As a consequence of this exchange of shares, PRIMED became a wholly-owned
subsidiary of VIDKID. All of the shares and assets of Primed are subject to a
creditor's lien. Failure to comply with the terms and conditions of the Primed
loan documents could result in a default and the forfeiture of the Primed Shares
to the lender.

On September 25, we voted to change our name from "Vidkid Distribution, Inc. to
IBX Group, Inc. The name change became effective on September 25, 2001.
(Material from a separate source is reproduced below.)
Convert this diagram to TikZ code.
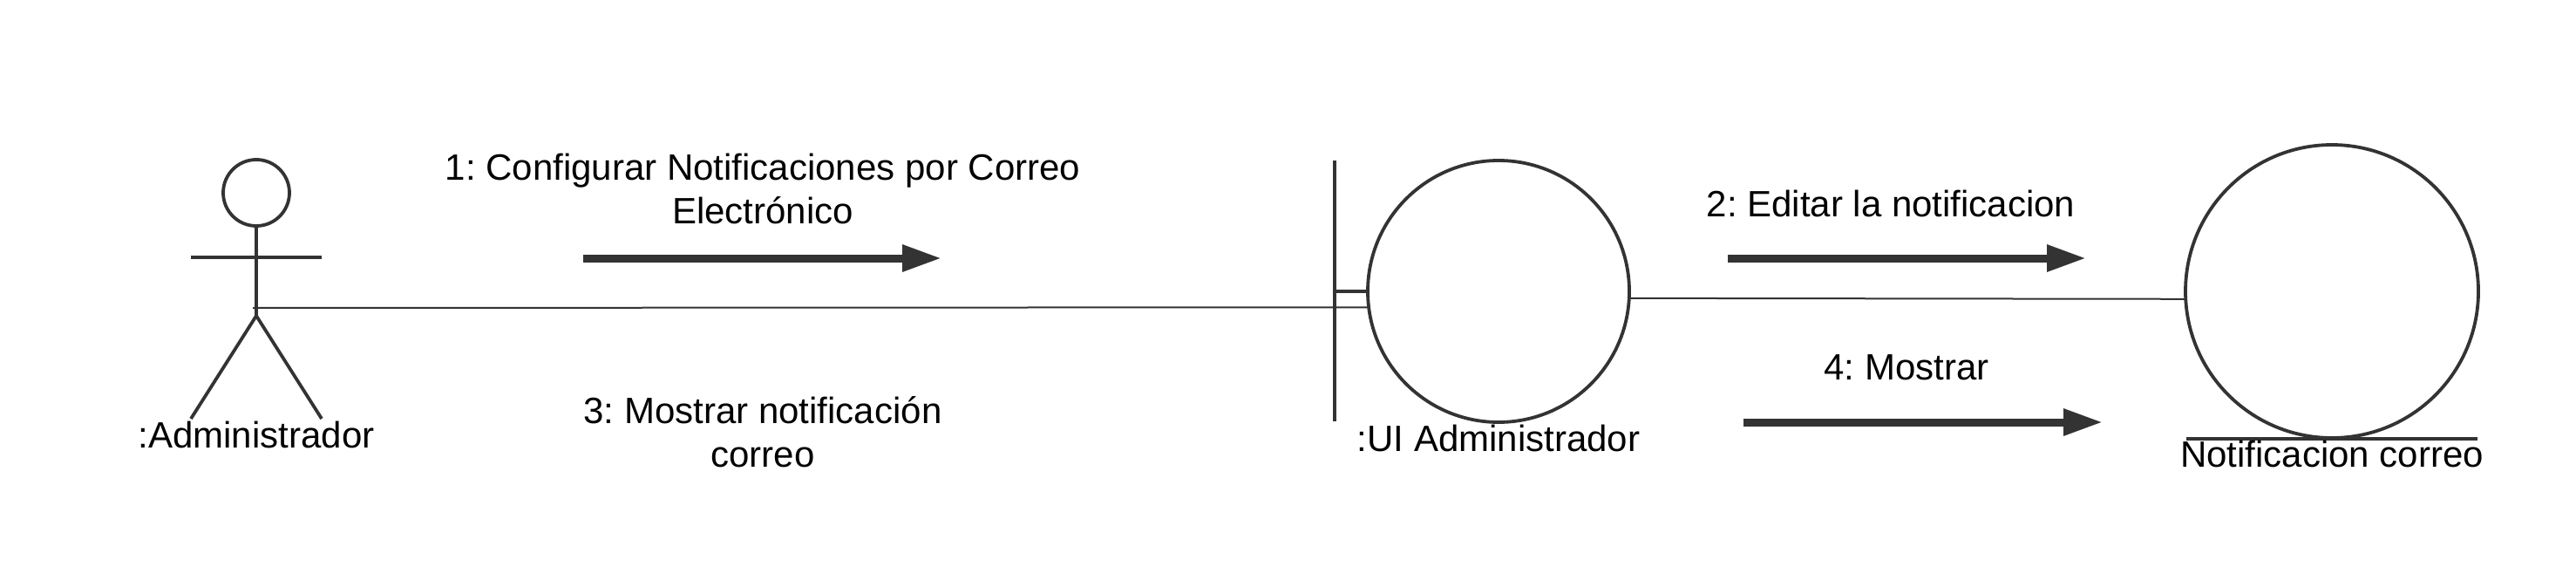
\documentclass[tikz,border=0pt]{standalone}
\usepackage{fontspec}
\setmainfont{Liberation Sans}
\usetikzlibrary{arrows.meta,positioning}
\definecolor{umlgray}{HTML}{333333}
\frenchspacing
\tikzset{
	lbl/.style={font=\fontsize{42}{50}\selectfont,inner sep=0pt,outer sep=0pt,align=center},
	obj/.style={circle,draw=umlgray,line width=3.8pt,inner sep=0pt,outer sep=0pt},
	part/.style={draw=umlgray,line width=3.8pt},
	conn/.style={draw=umlgray,line width=2pt},
	msg/.style={draw=umlgray,line width=9pt,-{Triangle[length=45pt,width=29pt]}}
}
\begin{document}
\begin{tikzpicture}[x=1pt,y=-1pt]
	\useasboundingbox (0,0) rectangle (2955,658);
	% actor
	\node[obj,minimum size=76pt] (head) at (294,221) {};
	\coordinate (crotch) at (294,362);
	\coordinate (hip) at (290,353);
	\coordinate (armL) at (219,295);
	\coordinate (armR) at (369,295);
	\coordinate (footL) at (219,480);
	\coordinate (footR) at (369,480);
	\draw[part] (head.south) -- (crotch);
	\draw[part] (armL) -- (armR);
	\draw[part] (footL) -- (crotch) -- (footR);
	\node[lbl,anchor=base] (actorlbl) at (294,513) {:Administrador};
	% boundary
	\node[obj,minimum size=300pt] (ui) at (1719,334) {};
	\coordinate (barT) at (1531,184);
	\coordinate (barB) at (1531,483);
	\draw[part] (barT) -- (barB);
	\draw[draw=umlgray,line width=4pt] (ui.west) -- (ui.west -| barT);
	\node[lbl,anchor=base] (uilbl) at (1719,517) {:UI Administrador};
	% entity
	\node[obj,minimum size=336pt] (ent) at (2675,334) {};
	\coordinate (entL) at (2508,503);
	\coordinate (entR) at (2842,503);
	\draw[draw=umlgray,line width=4pt] (entL) -- (entR);
	\node[lbl,anchor=base] (entlbl) at (2675,535) {Notificacion correo};
	% links
	\draw[conn] (hip) -- (ui.187);
	\draw[conn] (ui.-3.6) -- (ent.183.2);
	% messages
	\node[lbl] (m1) at (875,216) {1: Configurar Notificaciones por Correo\\Electrónico};
	\node[lbl,anchor=base] (m2) at (2169,248) {2: Editar la notificacion};
	\node[lbl] (m3) at (875,495) {3: Mostrar notificación\\correo};
	\node[lbl,anchor=base] (m4) at (2187,435) {4: Mostrar};
	\coordinate (a1s) at (669,296);
	\coordinate (a1e) at (1080,296);
	\coordinate (a2s) at (1982,296);
	\coordinate (a2e) at (2393,296);
	\coordinate (a3s) at (2000,484);
	\coordinate (a3e) at (2412,484);
	\draw[msg] (a1s) -- (a1e);
	\draw[msg] (a2s) -- (a2e);
	\draw[msg] (a3s) -- (a3e);
\end{tikzpicture}
\end{document}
When we use the term  "VIDKID", we refer to IBX Group, Inc. unless the context
requires otherwise.

ITEM 7. FINANCIAL STATEMENTS AND EXHIBITS

(A)          FINANCIAL STATEMENTS OF BUSINESSES ACQUIRED

                Audited balance sheet of Primed Technologies, Inc. as of
                December 31, 2000 and the related statements of operations and
                accumulated deficit and cash flows for the years ended December
                31, 2000 and 1999, are filed as Exhibit 99.1 to this amended
                Current Report on Form 8-K.

(B)          UNAUDITED INTERIM FINANCIAL STATEMENTS OF BUSINESS ACQUIRED

                The unaudited balance sheet of Primed Technologies, Inc. as of
                June 30, 2001 and the related statements of operations and cash
                flows for the six months ended June 30, 2001, are filed as
                Exhibit 99.2 to this amended Current Report on Form 8-K.

(C)          EXHIBITS

                None



                                   SIGNATURES

Pursuant to the requirements of the Securities Exchange Act of 1934, the Company
has duly caused this report to be signed on its behalf by the undersigned
hereunto duly authorized.

                                        IBX GROUP, INC.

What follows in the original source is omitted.